_What is required_. Nothing beyond the line containing "[3,3,1,6,8,1,3,6,1, 5,4,4,2,1,5,8,4,2,5,4,4, 5,10,8,14,8];" is to be printed; print exactly each line from the start of the records below through that line, leaving out pictures.

_Supplied records_.
================================

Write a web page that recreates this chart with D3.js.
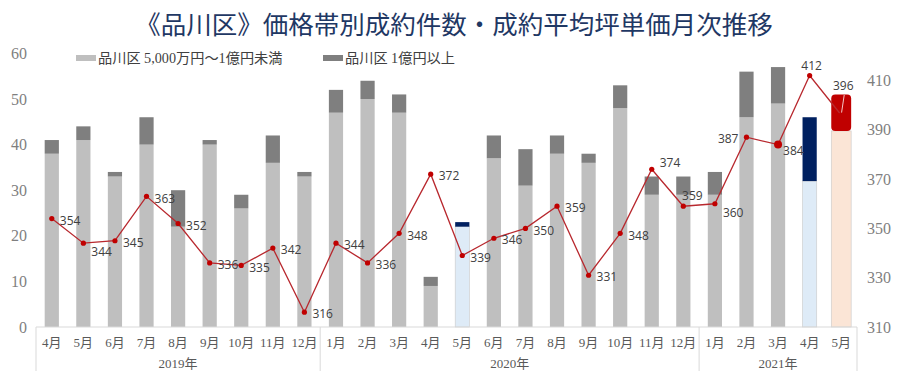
<!DOCTYPE html>
<meta charset="utf-8">
<style>
body { margin: 0; background: #fff; }
.num { font: 16px "Liberation Serif", serif; fill: #7f7f7f; }
.cat { font: 13px "Liberation Serif", "Noto Sans CJK JP", serif; fill: #595959; }
.lbl { font: 12px "Open Sans", "Noto Sans", sans-serif; fill: #404040; }
</style>
<body>
<script src="https://cdn.jsdelivr.net/npm/d3@7"></script>
<script>
// months on the lower category row, years on the upper one
var months = ["4月","5月","6月","7月","8月","9月","10月","11月","12月",
  "1月","2月","3月","4月","5月","6月","7月","8月","9月","10月","11月","12月",
  "1月","2月","3月","4月","5月"];
var years = [{name: "2019年", n: 9}, {name: "2020年", n: 12}, {name: "2021年", n: 5}];

// counts (left axis)
var lowCount  = [38,41,33,40,22,40,26,36,33, 47,50,47,9,22,37,31,38,36,48,29,29, 29,46,49,32,43];
var highCount = [3,3,1,6,8,1,3,6,1, 5,4,4,2,1,5,8,4,2,5,4,4, 5,10,8,14,8];

// average price per tsubo (right axis)
var unitPrice = [354,344,345,363,352,336,335,342,316, 344,336,348,372,339,346,350,359,331,348,374,359, 360,387,384,412,396];

var leftTicks = [0,10,20,30,40,50,60];
var rightTicks = [310,330,350,370,390,410];

var legendNames = ["品川区 5,000万円～1億円未満", "品川区 1億円以上"];

// highlighted bars: index -> colours
var special = {13: ["#deebf7", "#002060"], 24: ["#deebf7", "#002060"], 25: ["#fbe5d6", "#c00000"]};
var labelSide = {20: "t", 22: "l", 24: "t", 25: "tt"};

var W = 900, H = 371;
var plotL = 36, plotR = 857, plotB = 327, plotT = 53.4;

var svg = d3.select("body").append("svg").attr("width", W).attr("height", H);

var x = d3.scaleBand().domain(d3.range(months.length)).range([plotL, plotR])
    .paddingInner(0.55).paddingOuter(0.275);
var y = d3.scaleLinear().domain([0, 60]).range([plotB, plotT]);
var y2 = d3.scaleLinear().domain([310, 421]).range([plotB, plotT]);

// title
svg.append("text")
    .attr("x", 454).attr("y", 27)
    .attr("text-anchor", "middle").attr("dominant-baseline", "middle")
    .style("font", "25.5px 'Noto Sans CJK JP', sans-serif")
    .style("fill", "#1f3864")
    .text("《品川区》価格帯別成約件数・成約平均坪単価月次推移");

// legend
var lg = svg.selectAll(".legend").data(legendNames).enter().append("g")
    .attr("transform", function(d, i) { return "translate(" + [76, 323][i] + ",58)"; });
lg.append("rect").attr("x", 0).attr("y", -3).attr("width", 20).attr("height", 6)
    .style("fill", function(d, i) { return ["#bfbfbf", "#7f7f7f"][i]; });
lg.append("text").attr("x", 22).attr("dy", "0.35em")
    .style("font", "14.2px 'Liberation Serif', 'Noto Sans CJK JP', serif")
    .style("fill", "#404040")
    .text(function(d) { return d; });

// axes
var yl = svg.append("g").attr("transform", "translate(27,0)")
    .call(d3.axisLeft(y).tickValues(leftTicks).tickSize(0).tickPadding(0));
yl.select(".domain").remove();
yl.selectAll("text").attr("class", "num");

var yr = svg.append("g").attr("transform", "translate(867,0)")
    .call(d3.axisRight(y2).tickValues(rightTicks).tickSize(0).tickPadding(0));
yr.select(".domain").remove();
yr.selectAll("text").attr("class", "num");

// bars
var bars = svg.append("g");
var bw = x.bandwidth();
months.forEach(function(m, i) {
  var c = special[i] || ["#bfbfbf", "#7f7f7f"];
  var w = i === 25 ? bw * 1.4 : bw;
  var cx = x(i) + bw / 2;
  bars.append("rect")
      .attr("x", cx - w / 2).attr("width", w)
      .attr("y", y(lowCount[i])).attr("height", y(0) - y(lowCount[i]))
      .style("fill", c[0])
      .style("stroke", special[i] ? "#c9c9c9" : "none").style("stroke-width", 0.6);
  bars.append("rect")
      .attr("x", cx - w / 2).attr("width", w)
      .attr("y", y(lowCount[i] + highCount[i])).attr("height", y(lowCount[i]) - y(lowCount[i] + highCount[i]))
      .attr("rx", i === 25 ? 4 : 0)
      .style("fill", c[1]);
});

// x axis: lines and labels
svg.append("line").attr("x1", plotL).attr("x2", plotR).attr("y1", plotB).attr("y2", plotB)
    .style("stroke", "#d9d9d9");
var start = 0;
var seps = [plotL];
years.forEach(function(g) {
  var a = x(start), b = x(start + g.n - 1) + bw;
  svg.append("text").attr("class", "cat")
      .attr("x", (a + b) / 2).attr("y", 363).attr("dy", "0.35em")
      .attr("text-anchor", "middle").text(g.name);
  start += g.n;
  seps.push(start === months.length ? plotR : x(start) - x.step() * 0.275);
});
svg.selectAll(".sep").data(seps).enter().append("line")
    .attr("x1", function(d) { return d; }).attr("x2", function(d) { return d; })
    .attr("y1", plotB).attr("y2", H)
    .style("stroke", "#d9d9d9");
svg.selectAll(".mon").data(months).enter().append("text")
    .attr("class", "cat")
    .attr("x", function(d, i) { return x(i) + bw / 2; })
    .attr("y", 342).attr("dy", "0.35em")
    .attr("text-anchor", "middle")
    .text(function(d) { return d; });

// price line
var px = function(d, i) { return x(i) + bw / 2; };
svg.append("path").datum(unitPrice)
    .attr("d", d3.line().x(px).y(function(d) { return y2(d); }))
    .style("fill", "none").style("stroke", "#b8282e").style("stroke-width", 1.3);

// leader line for the last label
svg.append("line")
    .attr("x1", px(0, 25)).attr("y1", y2(unitPrice[25]))
    .attr("x2", px(0, 25) + 3).attr("y2", y2(unitPrice[25]) - 20)
    .style("stroke", "#f4c7c7").style("stroke-width", 1);

svg.selectAll(".pt").data(unitPrice).enter().append("circle")
    .attr("cx", px).attr("cy", function(d) { return y2(d); })
    .attr("r", function(d, i) { return i === 23 ? 4 : 2.6; })
    .style("fill", "#c00000");

svg.selectAll(".lbl").data(unitPrice).enter().append("text")
    .attr("class", "lbl")
    .attr("x", function(d, i) {
      var s = labelSide[i];
      if (s === "l") return px(d, i) - 8;
      if (s === "t" || s === "tt") return px(d, i) + (i === 20 ? 9 : 2);
      if (i === 23) return px(d, i) + 5;
      return px(d, i) + 8;
    })
    .attr("y", function(d, i) {
      var s = labelSide[i], yy = y2(d);
      if (s === "t") return yy - 10;
      if (s === "tt") return yy - 29;
      if (i === 1 || i === 21) return yy + 9;
      if (i === 23) return yy + 6;
      if (i === 19) return yy - 6;
      return yy + 2;
    })
    .attr("dy", "0.35em")
    .attr("text-anchor", function(d, i) {
      var s = labelSide[i];
      return s === "l" ? "end" : (s === "t" || s === "tt") ? "middle" : "start";
    })
    .text(function(d) { return d; });
</script>
</body>
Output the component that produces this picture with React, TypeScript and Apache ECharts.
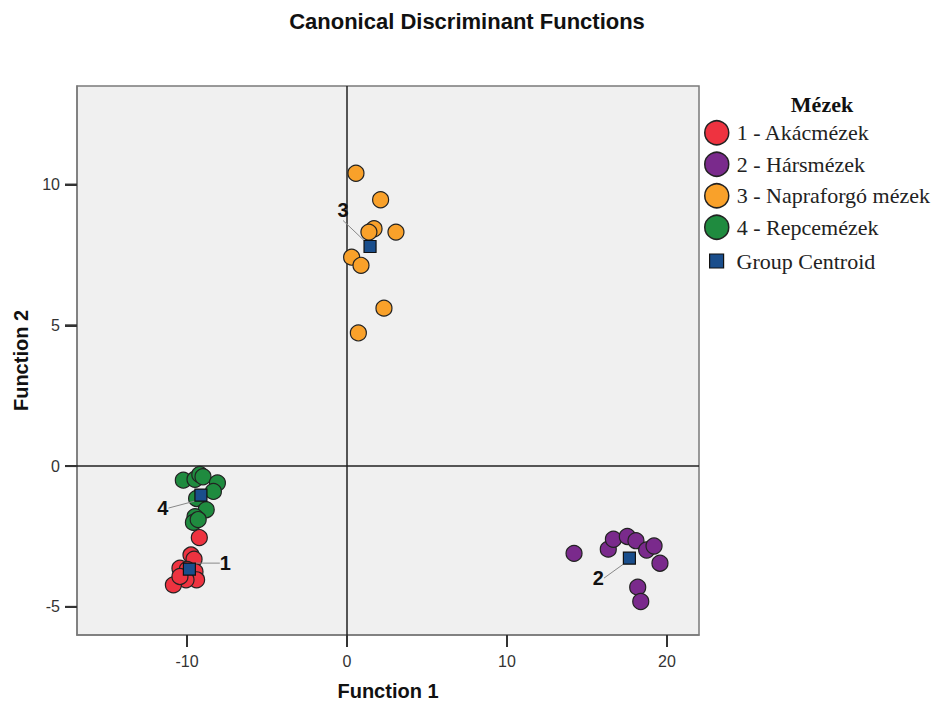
import React, { useEffect, useRef } from "react";
import * as echarts from "echarts";

const groupNames = ["1 - Akácmézek", "2 - Hársmézek", "3 - Napraforgó mézek", "4 - Repcemézek"];
const groupColors = ["#ee3340", "#7a2a8c", "#f9a12a", "#1f8b3f"];

const akacPoints: number[][] = [
  [-9.23, -2.54], [-9.75, -3.16], [-9.56, -3.31], [-10.44, -3.63], [-9.98, -3.67],
  [-9.5, -3.75], [-9.4, -4.04], [-10.06, -4.04], [-10.85, -4.22], [-10.44, -3.92],
];
const harsPoints: number[][] = [
  [14.19, -3.1], [16.33, -2.95], [16.65, -2.6], [17.52, -2.5], [18.06, -2.65],
  [18.73, -2.98], [19.19, -2.84], [19.56, -3.45], [18.17, -4.3], [18.36, -4.81],
];
const napraPoints: number[][] = [
  [0.56, 10.4], [2.1, 9.46], [1.69, 8.43], [1.37, 8.31], [3.06, 8.31],
  [0.29, 7.42], [0.875, 7.13], [2.31, 5.61], [0.71, 4.73],
];
const repcePoints: number[][] = [
  [-10.23, -0.5], [-9.5, -0.47], [-9.2, -0.3], [-9.0, -0.38], [-8.1, -0.6],
  [-8.35, -0.9], [-9.4, -1.15], [-8.8, -1.55], [-9.5, -1.8], [-9.6, -2.0], [-9.3, -1.9],
];
const groupPoints = [akacPoints, harsPoints, napraPoints, repcePoints];

const centroidLabels = ["1", "2", "3", "4"];
const centroids: number[][] = [
  [-9.85, -3.66], [17.65, -3.27], [1.44, 7.8], [-9.13, -1.03],
];

const xTicks = [-10, 0, 10, 20];
const yTicks = [-5, 0, 5, 10];
const xRange = [-16.875, 22];
const yRange = [-6, 13.5];

const labelOffsets = [
  [36, -6], [-31, 20], [-27, -36], [-38, 13],
];

const SANS = "'Liberation Sans', Arial, sans-serif";
const SERIF = "'Liberation Serif', 'Times New Roman', serif";

const GRID = { left: 77, right: 699, top: 86, bottom: 635 };
const TICK_LEN = 12;

export default function App() {
  const ref = useRef<HTMLDivElement>(null);
  useEffect(() => {
    if (!ref.current) return;
    const chart = echarts.init(ref.current, undefined, { renderer: "svg" });
    const scatterSeries = groupPoints.map((pts, i) => ({
      name: groupNames[i],
      type: "scatter",
      data: pts,
      symbol: "circle",
      symbolSize: 16,
      itemStyle: { color: groupColors[i], borderColor: "#222", borderWidth: 1.2, opacity: 1 },
      emphasis: { disabled: true },
      z: 3,
    }));
    const axisCommon = {
      type: "value",
      nameLocation: "middle",
      nameTextStyle: { fontFamily: SANS, fontSize: 20, fontWeight: "bold", color: "#111" },
      axisLine: { show: true, onZero: false, lineStyle: { color: "#7a7a7a", width: 1.5 } },
      splitLine: { show: false },
    };
    const option: any = {
      animation: false,
      title: [
        {
          text: "Canonical Discriminant Functions",
          left: 462,
          top: 5,
          textAlign: "center",
          textStyle: { fontFamily: SANS, fontSize: 22, fontWeight: "bold", color: "#111" },
        },
        {
          text: "Mézek",
          left: 817,
          top: 88,
          textAlign: "center",
          textStyle: { fontFamily: SERIF, fontSize: 22, fontWeight: "bold", color: "#111" },
        },
      ],
      legend: [
        {
          data: groupNames.map((n) => ({ name: n, icon: "circle" })),
          orient: "vertical",
          left: 704,
          top: 120,
          itemWidth: 24,
          itemHeight: 24,
          itemGap: 6,
          padding: 0,
          textStyle: { fontFamily: SERIF, fontSize: 22, lineHeight: 24, color: "#222", padding: [0, 0, 0, 3] },
          itemStyle: { borderColor: "#222", borderWidth: 1.5 },
          selectedMode: false,
        },
        {
          data: [{ name: "Group Centroid", icon: "rect" }],
          orient: "vertical",
          left: 709,
          top: 249,
          itemWidth: 14,
          itemHeight: 14,
          padding: 0,
          textStyle: { fontFamily: SERIF, fontSize: 22, lineHeight: 24, color: "#222", padding: [0, 0, 0, 8] },
          itemStyle: { borderColor: "#111", borderWidth: 1.2 },
          selectedMode: false,
        },
      ],
      grid: {
        left: GRID.left,
        right: 931 - GRID.right,
        top: GRID.top,
        bottom: 702 - GRID.bottom,
        outerBoundsMode: "none",
        show: true,
        backgroundColor: "#f0f0f0",
        borderColor: "#7a7a7a",
        borderWidth: 1.5,
      },
      xAxis: {
        ...axisCommon,
        min: xRange[0],
        max: xRange[1],
        name: "Function 1",
        nameGap: 46,
        axisTick: {
          show: true,
          customValues: xTicks,
          length: TICK_LEN,
          lineStyle: { color: "#333", width: 2 },
        },
        axisLabel: {
          customValues: xTicks,
          fontFamily: SANS,
          fontSize: 16,
          color: "#333",
          margin: 18,
        },
      },
      yAxis: {
        ...axisCommon,
        min: yRange[0],
        max: yRange[1],
        name: "Function 2",
        nameGap: 43,
        axisTick: {
          show: true,
          customValues: yTicks,
          length: TICK_LEN,
          lineStyle: { color: "#333", width: 2 },
        },
        axisLabel: {
          customValues: yTicks,
          fontFamily: SANS,
          fontSize: 16,
          color: "#333",
          margin: 17,
        },
      },
      series: [
        ...scatterSeries,
        {
          name: "Group Centroid",
          type: "scatter",
          data: centroids.map((c, i) => ({ value: c, name: centroidLabels[i] })),
          symbol: "rect",
          symbolSize: 12,
          itemStyle: { color: "#1a4e8c", borderColor: "#111", borderWidth: 1.2, opacity: 1 },
          emphasis: { disabled: true },
          z: 5,
          label: {
            show: true,
            position: "inside",
            formatter: (p: any) => p.name,
            fontFamily: SANS,
            fontSize: 20,
            fontWeight: "bold",
            color: "#111",
          },
          labelLayout: (p: any) => ({ dx: labelOffsets[p.dataIndex][0], dy: labelOffsets[p.dataIndex][1] }),
          labelLine: { show: true, lineStyle: { color: "#888", width: 1 } },
          markLine: {
            silent: true,
            symbol: "none",
            label: { show: false },
            lineStyle: { color: "#222", width: 1.5, type: "solid" },
            data: [{ xAxis: 0 }, { yAxis: 0 }],
            z: 1,
          },
        },
      ],
    };
    chart.setOption(option);

    const tickGraphics: any[] = [];
    xTicks.forEach((v) => {
      const px = chart.convertToPixel({ xAxisIndex: 0 }, v) as number;
      tickGraphics.push({
        type: "line",
        z: 100,
        shape: { x1: px, y1: GRID.bottom, x2: px, y2: GRID.bottom + TICK_LEN },
        style: { stroke: "#333", lineWidth: 2 },
      });
    });
    yTicks.forEach((v) => {
      const py = chart.convertToPixel({ yAxisIndex: 0 }, v) as number;
      tickGraphics.push({
        type: "line",
        z: 100,
        shape: { x1: GRID.left - TICK_LEN, y1: py, x2: GRID.left, y2: py },
        style: { stroke: "#333", lineWidth: 2 },
      });
    });
    chart.setOption({ graphic: tickGraphics });
    return () => chart.dispose();
  }, []);
  return (
    <div
      ref={ref}
      style={{ position: "absolute", left: 0, top: 0, width: 931, height: 702 }}
    />
  );
}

================================

_Final result_.
Write a web page that recreates this chart with D3.js.
<!DOCTYPE html>
<meta charset="utf-8">
<style>
body { margin: 0; background: #fff; }
.num { font: 16px "Liberation Serif", serif; fill: #7f7f7f; }
.cat { font: 13px "Liberation Serif", "Noto Sans CJK JP", serif; fill: #595959; }
.lbl { font: 12px "Open Sans", "Noto Sans", sans-serif; fill: #404040; }
</style>
<body>
<script src="https://cdn.jsdelivr.net/npm/d3@7"></script>
<script>
// months on the lower category row, years on the upper one
var months = ["4月","5月","6月","7月","8月","9月","10月","11月","12月",
  "1月","2月","3月","4月","5月","6月","7月","8月","9月","10月","11月","12月",
  "1月","2月","3月","4月","5月"];
var years = [{name: "2019年", n: 9}, {name: "2020年", n: 12}, {name: "2021年", n: 5}];

// counts (left axis)
var lowCount  = [38,41,33,40,22,40,26,36,33, 47,50,47,9,22,37,31,38,36,48,29,29, 29,46,49,32,43];
var highCount = [3,3,1,6,8,1,3,6,1, 5,4,4,2,1,5,8,4,2,5,4,4, 5,10,8,14,8];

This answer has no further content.